Copy the lines of the data below exactly, starting at the first and stopping after the line that contains "0, 0, 0, 0, 0]"; include no pictures.

** Start SUPPLIED INFORMATION **

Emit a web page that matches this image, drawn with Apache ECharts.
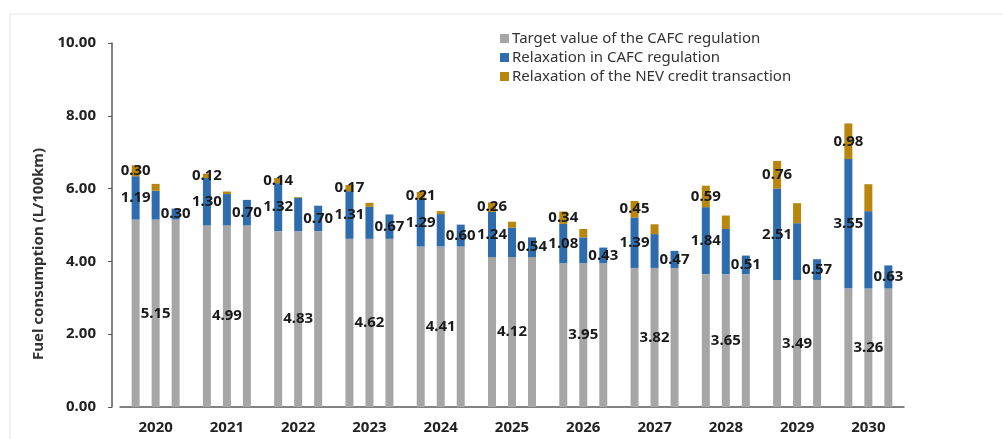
<!DOCTYPE html>
<html>
<head>
<meta charset="utf-8">
<script src="https://cdn.jsdelivr.net/npm/echarts@6/dist/echarts.min.js"></script>
<style>
  html, body { margin: 0; padding: 0; background: #fff; }
  #chart { width: 1003px; height: 439px; }
</style>
</head>
<body>
<div id="chart"></div>
<script>
const years = ['2020', '2021', '2022', '2023', '2024', '2025', '2026', '2027', '2028', '2029', '2030']
const yTicks = [0, 2, 4, 6, 8, 10]

// target value (same for all three bars of a year)
const targetValue = [5.15, 4.99, 4.83, 4.62, 4.41, 4.12, 3.95, 3.82, 3.65, 3.49, 3.26]
// bar 1
const relaxA = [1.19, 1.30, 1.32, 1.31, 1.29, 1.24, 1.08, 1.39, 1.84, 2.51, 3.55]
const nevA = [0.30, 0.12, 0.14, 0.17, 0.21, 0.26, 0.34, 0.45, 0.59, 0.76, 0.98]
// bar 2 (no labels in the source)
const relaxB = [0.79, 0.86, 0.92, 0.88, 0.89, 0.81, 0.71, 0.93, 1.24, 1.56, 2.12]
const nevB = [0.19, 0.07, 0.02, 0.11, 0.08, 0.16, 0.23, 0.27, 0.37, 0.55, 0.74]
// bar 3
const relaxC = [0.30, 0.70, 0.70, 0.67, 0.60, 0.54, 0.43, 0.47, 0.51, 0.57, 0.63]
const nevC = [0, 0, 0, 0, 0, 0, 0, 0, 0, 0, 0]

const NAME_T = 'Target value of the CAFC regulation'
const NAME_R = 'Relaxation in CAFC regulation'
const NAME_N = 'Relaxation of the NEV credit transaction'
const C_GRAY = '#a6a6a6'
const C_BLUE = '#2f6cad'
const C_GOLD = '#b8860b'
const FONT = '"Noto Sans", "Open Sans", sans-serif'

const labelOn = {
  show: true,
  position: 'inside',
  color: '#1a1a1a',
  fontSize: 15,
  fontWeight: 'bold',
  fontFamily: FONT,
  formatter: p => p.value.toFixed(2),
}

function bar(name, stack, data, color, showLabel) {
  return {
    name,
    type: 'bar',
    stack,
    data,
    barWidth: 8,
    barGap: '150%',
    itemStyle: { color },
    label: showLabel ? labelOn : { show: false },
    emphasis: { disabled: true },
  }
}

const chart = echarts.init(document.getElementById('chart'))
chart.setOption({
  animation: false,
  backgroundColor: '#fff',
  textStyle: { fontFamily: FONT },
  graphic: [{
    type: 'rect',
    shape: { x: 10, y: 14, width: 1000, height: 440 },
    style: { fill: 'none', stroke: '#e4e4e4', lineWidth: 1 },
    silent: true,
  }],
  legend: {
    data: [NAME_T, NAME_R, NAME_N],
    orient: 'vertical',
    left: 495,
    top: 26,
    icon: 'rect',
    itemWidth: 9,
    itemHeight: 9,
    itemGap: 4,
    textStyle: { color: '#333', fontSize: 15, fontFamily: FONT, padding: [0, 0, 0, -2] },
  },
  grid: { left: 120, right: 99, top: 43, bottom: 32 },
  xAxis: {
    type: 'category',
    data: years,
    axisLine: { lineStyle: { color: '#595959', width: 1.5 } },
    axisTick: { show: false },
    axisLabel: { color: '#222', fontSize: 15, fontWeight: 'bold', margin: 13, fontFamily: FONT },
  },
  yAxis: {
    type: 'value',
    min: yTicks[0],
    max: yTicks[yTicks.length - 1],
    interval: 2,
    offset: 8,
    name: 'Fuel consumption (L/100km)',
    nameLocation: 'middle',
    nameGap: 62,
    nameTextStyle: { color: '#333', fontSize: 15, fontWeight: 'bold', fontFamily: FONT, padding: [0, 58, 0, 0] },
    axisLine: { show: true, lineStyle: { color: '#595959', width: 1.5 } },
    axisTick: { show: true, length: 4, inside: false, lineStyle: { color: '#595959' } },
    splitLine: { show: false },
    axisLabel: { color: '#222', fontSize: 15, fontWeight: 'bold', margin: 16, fontFamily: FONT, formatter: v => v.toFixed(2) },
  },
  series: [
    bar(NAME_T, 'A', targetValue, C_GRAY, false),
    bar(NAME_R, 'A', relaxA, C_BLUE, true),
    bar(NAME_N, 'A', nevA, C_GOLD, true),
    bar(NAME_T, 'B', targetValue, C_GRAY, true),
    bar(NAME_R, 'B', relaxB, C_BLUE, false),
    bar(NAME_N, 'B', nevB, C_GOLD, false),
    bar(NAME_T, 'C', targetValue, C_GRAY, false),
    bar(NAME_R, 'C', relaxC, C_BLUE, true),
    bar(NAME_N, 'C', nevC, C_GOLD, false),
  ],
})
</script>
</body>
</html>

** End SUPPLIED INFORMATION **

> TASK SOLUTION:
Emit a web page that matches this image, drawn with Apache ECharts.
<!DOCTYPE html>
<html>
<head>
<meta charset="utf-8">
<script src="https://cdn.jsdelivr.net/npm/echarts@6/dist/echarts.min.js"></script>
<style>
  html, body { margin: 0; padding: 0; background: #fff; }
  #chart { width: 1003px; height: 439px; }
</style>
</head>
<body>
<div id="chart"></div>
<script>
const years = ['2020', '2021', '2022', '2023', '2024', '2025', '2026', '2027', '2028', '2029', '2030']
const yTicks = [0, 2, 4, 6, 8, 10]

// target value (same for all three bars of a year)
const targetValue = [5.15, 4.99, 4.83, 4.62, 4.41, 4.12, 3.95, 3.82, 3.65, 3.49, 3.26]
// bar 1
const relaxA = [1.19, 1.30, 1.32, 1.31, 1.29, 1.24, 1.08, 1.39, 1.84, 2.51, 3.55]
const nevA = [0.30, 0.12, 0.14, 0.17, 0.21, 0.26, 0.34, 0.45, 0.59, 0.76, 0.98]
// bar 2 (no labels in the source)
const relaxB = [0.79, 0.86, 0.92, 0.88, 0.89, 0.81, 0.71, 0.93, 1.24, 1.56, 2.12]
const nevB = [0.19, 0.07, 0.02, 0.11, 0.08, 0.16, 0.23, 0.27, 0.37, 0.55, 0.74]
// bar 3
const relaxC = [0.30, 0.70, 0.70, 0.67, 0.60, 0.54, 0.43, 0.47, 0.51, 0.57, 0.63]
const nevC = [0, 0, 0, 0, 0, 0, 0, 0, 0, 0, 0]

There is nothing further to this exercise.